The Average Salary of A Data Scientist is $100k+. Here's Why It Doesn't Excite Me Anymore
Is the amount or the type of income more important?
Let’s be honest. One of the first things we googled before starting our data science journey was “how much do data scientists make?“
This is a fair question. At the end of the day, we should not only study something we’re passionate about or that pays the bills, but something that can give us the financial stability we deserve.
I did this search too and found that the salary of a data scientist ranges from $110K to $276K in the USA (this might vary based on company, position, etc.)

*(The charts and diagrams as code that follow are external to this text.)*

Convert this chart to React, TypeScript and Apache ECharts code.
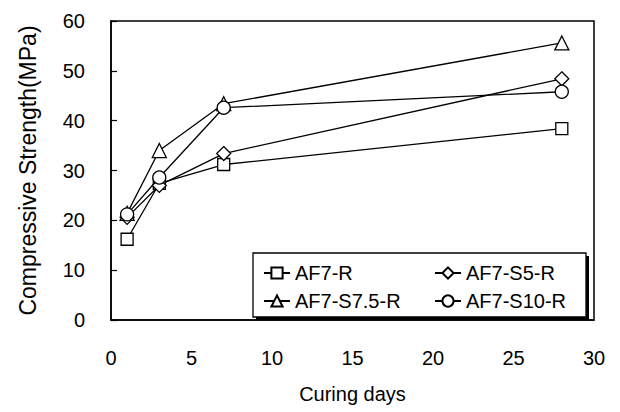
import React, { useEffect, useRef } from "react";
import * as echarts from "echarts";

const days = [1, 3, 7, 28];
const seriesNames = ["AF7-R", "AF7-S5-R", "AF7-S7.5-R", "AF7-S10-R"];
const afR = [16.2, 27.4, 31.2, 38.4];
const afS5R = [20.6, 27.0, 33.4, 48.4];
const afS75R = [21.4, 34.0, 43.4, 55.6];
const afS10R = [21.2, 28.6, 42.6, 45.8];
const symbols = ["rect", "diamond", "triangle", "circle"];
const symbolSizes = [12, 14, 14, 13];
const xTicks = { min: 0, max: 30, interval: 5 };
const yTicks = { min: 0, max: 60, interval: 10 };

const FONT = "'Liberation Sans', Arial, sans-serif";

export default function App() {
  const ref = useRef<HTMLDivElement>(null);
  useEffect(() => {
    if (!ref.current) return;
    const chart = echarts.init(ref.current, null, { renderer: "svg" });
    const values = [afR, afS5R, afS75R, afS10R];
    const series = seriesNames.map((name, i) => ({
      name,
      type: "line",
      data: days.map((d, j) => [d, values[i][j]]),
      symbol: symbols[i],
      symbolSize: symbolSizes[i],
      showSymbol: true,
      lineStyle: { color: "#000", width: 1.3 },
      itemStyle: { color: "#fff", borderColor: "#000", borderWidth: 1.3 },
      z: 3,
    }));
    chart.setOption({
      animation: false,
      backgroundColor: "#fff",
      textStyle: { fontFamily: FONT },
      grid: {
        left: 111,
        right: 26,
        top: 21,
        bottom: 92,
        show: true,
        borderColor: "#000",
        borderWidth: 1.5,
        containLabel: false,
      },
      xAxis: {
        type: "value",
        ...xTicks,
        name: "Curing days",
        nameLocation: "middle",
        nameGap: 64,
        nameTextStyle: { fontSize: 20, color: "#000", fontFamily: FONT },
        axisLine: { show: true, lineStyle: { color: "#000", width: 1.5 } },
        axisTick: { show: false },
        splitLine: { show: false },
        axisLabel: { fontSize: 20, color: "#000", margin: 28, fontFamily: FONT },
      },
      yAxis: {
        type: "value",
        ...yTicks,
        name: "Compressive Strength(MPa)",
        nameLocation: "middle",
        nameGap: 72,
        nameTextStyle: { fontSize: 23, color: "#000", fontFamily: FONT },
        axisLine: { show: true, lineStyle: { color: "#000", width: 1.5 } },
        axisTick: { show: true, inside: true, length: 6, lineStyle: { color: "#000", width: 1.2 } },
        splitLine: { show: false },
        axisLabel: { fontSize: 20, color: "#000", margin: 26, fontFamily: FONT },
      },
      legend: [
        {
          left: 258,
          top: 258,
          orient: "vertical",
          itemGap: 8,
          itemWidth: 26,
          itemHeight: 14,
          data: [seriesNames[0], seriesNames[2]],
          textStyle: { fontSize: 20, color: "#000", fontFamily: FONT },
          z: 10,
        },
        {
          left: 429,
          top: 258,
          orient: "vertical",
          itemGap: 8,
          itemWidth: 26,
          itemHeight: 14,
          data: [seriesNames[1], seriesNames[3]],
          textStyle: { fontSize: 20, color: "#000", fontFamily: FONT },
          z: 10,
        },
      ],
      graphic: [
        {
          type: "rect",
          z: 5,
          shape: { x: 256, y: 256, width: 333, height: 64 },
          style: { fill: "#000" },
        },
        {
          type: "rect",
          z: 6,
          shape: { x: 253, y: 253, width: 333, height: 64 },
          style: { fill: "#fff", stroke: "#000", lineWidth: 1.3 },
        },
      ],
      series,
    });
    return () => chart.dispose();
  }, []);
  return (
    <div
      ref={ref}
      style={{ position: "absolute", left: 0, top: 0, width: 620, height: 412 }}
    />
  );
}
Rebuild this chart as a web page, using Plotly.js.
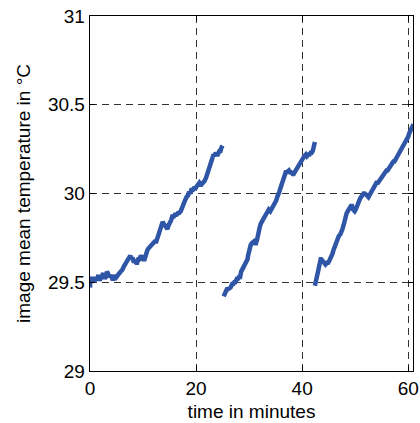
<!DOCTYPE html>
<html>
<head>
<meta charset="utf-8">
<script src="https://cdn.plot.ly/plotly-3.0.1.min.js"></script>
<style>html,body{margin:0;padding:0;background:#fff;}#chart{width:420px;height:423px;}</style>
</head>
<body>
<div id="chart"></div>
<script>
// Segment 1
const seg1Time = [0.0,0.1,0.4,0.6,0.8,1.0,1.2,1.4,1.6,1.8,2.0,2.3,2.5,2.8,3.0,3.2,3.4,3.7,3.9,4.2,4.5,4.8,5.0,5.3,5.5,5.8,6.1,6.4,6.6,6.9,7.1,7.4,7.6,7.8,8.0,8.2,8.4,8.7,8.9,9.1,9.3,9.6,9.8,10.0,10.3,10.5,10.8,11.0,11.3,11.5,11.8,12.0,12.2,12.5,12.7,13.0,13.2,13.5,13.7,13.9,14.1,14.4,14.6,14.8,15.0,15.3,15.5,15.8,16.0,16.3,16.6,16.8,17.1,17.3,17.5,17.7,17.9,18.2,18.5,18.7,18.9,19.1,19.4,19.6,19.9,20.1,20.4,20.6,20.8,21.0,21.3,21.6,21.9,22.1,22.3,22.6,22.8,23.0,23.3,23.5,23.7,23.9,24.1,24.4,24.6,24.8,25.0];
const seg1Temp = [29.47,29.53,29.50,29.52,29.50,29.53,29.51,29.52,29.54,29.51,29.52,29.54,29.55,29.52,29.53,29.56,29.55,29.53,29.54,29.52,29.52,29.54,29.53,29.55,29.55,29.56,29.57,29.59,29.60,29.62,29.63,29.64,29.65,29.63,29.64,29.62,29.62,29.61,29.61,29.63,29.63,29.65,29.64,29.63,29.63,29.66,29.68,29.69,29.70,29.70,29.71,29.72,29.73,29.73,29.75,29.77,29.79,29.82,29.84,29.83,29.82,29.81,29.80,29.82,29.83,29.85,29.87,29.87,29.88,29.88,29.89,29.89,29.90,29.92,29.93,29.94,29.96,29.98,29.99,30.01,30.00,30.02,30.02,30.03,30.03,30.04,30.05,30.06,30.05,30.05,30.06,30.07,30.09,30.11,30.13,30.16,30.18,30.20,30.22,30.21,30.23,30.22,30.22,30.24,30.24,30.26,30.27];
// Segment 2
const seg2Time = [25.2,25.4,25.6,25.8,26.0,26.3,26.5,26.8,27.0,27.2,27.4,27.7,27.9,28.1,28.3,28.5,28.7,28.9,29.1,29.3,29.5,29.7,29.8,30.0,30.1,30.3,30.5,30.7,30.9,31.1,31.3,31.5,31.6,31.8,32.0,32.2,32.4,32.6,32.8,33.0,33.2,33.5,33.7,34.0,34.2,34.4,34.6,34.9,35.1,35.3,35.5,35.7,35.9,36.1,36.3,36.5,36.7,36.9,37.1,37.3,37.5,37.7,37.9,38.2,38.4,38.6,38.8,39.0,39.2,39.4,39.6,39.8,40.0,40.2,40.4,40.7,40.9,41.2,41.4,41.6,41.8,42.0,42.1,42.3,42.4];
const seg2Temp = [29.42,29.44,29.44,29.46,29.46,29.47,29.47,29.49,29.49,29.50,29.50,29.52,29.52,29.53,29.53,29.56,29.57,29.58,29.59,29.60,29.61,29.63,29.65,29.68,29.70,29.71,29.72,29.73,29.73,29.72,29.72,29.74,29.76,29.79,29.81,29.83,29.84,29.86,29.87,29.88,29.89,29.90,29.91,29.90,29.91,29.92,29.93,29.95,29.96,29.98,29.99,30.01,30.03,30.05,30.07,30.09,30.11,30.12,30.12,30.13,30.13,30.12,30.12,30.11,30.11,30.12,30.13,30.14,30.15,30.16,30.18,30.19,30.20,30.21,30.21,30.22,30.21,30.22,30.22,30.23,30.23,30.24,30.25,30.27,30.29];
// Segment 3
const seg3Time = [42.4,42.6,42.7,42.9,43.0,43.2,43.3,43.5,43.6,43.8,44.0,44.2,44.4,44.7,44.9,45.1,45.3,45.5,45.7,45.9,46.1,46.3,46.5,46.7,46.9,47.2,47.4,47.6,47.8,48.0,48.2,48.4,48.6,48.8,49.0,49.2,49.4,49.6,49.8,49.9,50.1,50.3,50.5,50.7,50.9,51.1,51.3,51.6,51.8,52.0,52.2,52.5,52.7,52.9,53.1,53.4,53.6,53.8,54.0,54.3,54.5,54.8,55.0,55.2,55.4,55.7,55.9,56.1,56.3,56.6,56.8,57.0,57.2,57.4,57.6,57.9,58.1,58.4,58.6,58.8,59.0,59.2,59.4,59.6,59.8,60.0,60.2,60.4,60.6,60.8,61.0];
const seg3Temp = [29.48,29.50,29.52,29.54,29.56,29.59,29.62,29.63,29.63,29.62,29.61,29.61,29.60,29.61,29.61,29.62,29.63,29.65,29.66,29.68,29.70,29.71,29.73,29.74,29.76,29.77,29.78,29.80,29.82,29.85,29.87,29.89,29.90,29.92,29.92,29.93,29.93,29.91,29.90,29.90,29.91,29.93,29.94,29.96,29.97,29.98,29.99,30.00,30.00,29.99,29.99,29.98,29.99,30.00,30.01,30.03,30.04,30.05,30.06,30.06,30.07,30.08,30.09,30.10,30.11,30.12,30.13,30.13,30.14,30.15,30.16,30.17,30.18,30.18,30.19,30.21,30.22,30.24,30.25,30.26,30.27,30.28,30.29,30.30,30.31,30.32,30.34,30.35,30.36,30.37,30.39];

const xTicks = [0,20,40,60];
const yTicks = [29,29.5,30,30.5,31];
const yTickText = ['29','29.5','30','30.5','31'];

const lineStyle = {color:'#2f55a6', width:4.5};
const traces = [
  {x:seg1Time, y:seg1Temp, mode:'lines', line:lineStyle, showlegend:false, hoverinfo:'skip'},
  {x:seg2Time, y:seg2Temp, mode:'lines', line:lineStyle, showlegend:false, hoverinfo:'skip'},
  {x:seg3Time, y:seg3Temp, mode:'lines', line:lineStyle, showlegend:false, hoverinfo:'skip'}
];

const font = {family:'"Liberation Sans", Arial, sans-serif', size:19, color:'#000'};
const axisCommon = {
  showline:true, linecolor:'#000', linewidth:1.3, mirror:'ticks',
  ticks:'inside', ticklen:5, tickcolor:'#000', tickwidth:1,
  showgrid:true, gridcolor:'#333', gridwidth:1, griddash:'7px,5px',
  zeroline:false, tickfont:font, automargin:false
};

const layout = {
  width:420, height:423,
  margin:{l:90, r:7, t:16, b:52, pad:0},
  paper_bgcolor:'#fff', plot_bgcolor:'#fff',
  font:font,
  xaxis:Object.assign({}, axisCommon, {
    range:[0,60.9], tickvals:xTicks, ticktext:xTicks.map(String),
    title:{text:'time in minutes', font:font, standoff:6}
  }),
  yaxis:Object.assign({}, axisCommon, {
    range:[29,31], tickvals:yTicks, ticktext:yTickText,
    title:{text:'image mean temperature in °C', font:font, standoff:12}
  })
};

Plotly.newPlot('chart', traces, layout, {staticPlot:true, displayModeBar:false});
</script>
</body>
</html>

That’s a great salary! But after reading “Rich Dad’s Guide to Investing” by Robert Kiyosaki, this paycheck we get after hard work doesn’t excite me anymore.
The 3 Types of Incomes (And Why Should Care About It)
According to Robert Kiyosaki, there are 7 basic rules of investing.
As someone who works as a data scientist (or wants to), you must know at least the first 3 rules:
Know what kind of income you are working for
Convert ordinary earned income into portfolio income or passive income as efficiently as possible
Keep your ordinary earned income secure by purchasing a security you hope converts your earned income into passive income or portfolio income
Rule #1 is all about the 3 different types of income you can get: ordinary income, portfolio income, and passive income.
Ordinary income is what you get from your paycheck at the end of every month. This is (unfortunately for most of us) the highest-taxed income. No matter how little or huge your income is, or if you work at a big tech company or at a startup, you’ll end up paying more taxes if you get an ordinary income. The more you get, the more you pay.
Portfolio income is the most popular form of investment income. They come from stocks, bonds, and mutual funds.
Passive income comes from real estate, royalties from patents, license agreements, etc.
Why do I mention all of this? Simple, anyone who codes, builds models, or works with data usually has ordinary income. This means you work harder than anyone else and pay more taxes than anyone else.
So the next time you see that the average salary of a data scientist in the USA is more than $100,000, ask yourself “and how much do they pay in taxes?“
The answer might surprise you.
Converting Ordinary Earned Income into Passive Income Isn’t so Simple
Passive income comes from dividends, rents, and business. This is taxed at a lower rate than your earned income (aka your paycheck).
Rule #2 suggests that you should convert this earned income into portfolio income or passive income as efficiently as possible. This isn’t something simple, though, and you should at least read the book or find a financial advisor to help you with this.
There’s also rule #3 that encourages you to keep your ordinary earned income secure by purchasing a security, but here’s the catch — as the author says — all securities are not necessarily assets.
If the security makes money, and you get money, then it’s an asset, but if it loses money and becomes an expense, then the security is a liability. That is, a security might or might not help you convert your earned income into passive income or portfolio income.
I’m not impressed anymore by a $100k+ paycheck because this is ordinary income.
Now you should ask yourself, “do I want to have a good paycheck for some years or should I start building portfolio income and passive income streams?”
Disclaimer: This article is for informational purposes only, it should not be considered Financial or Legal Advice. Consult a financial professional before making any major financial decisions.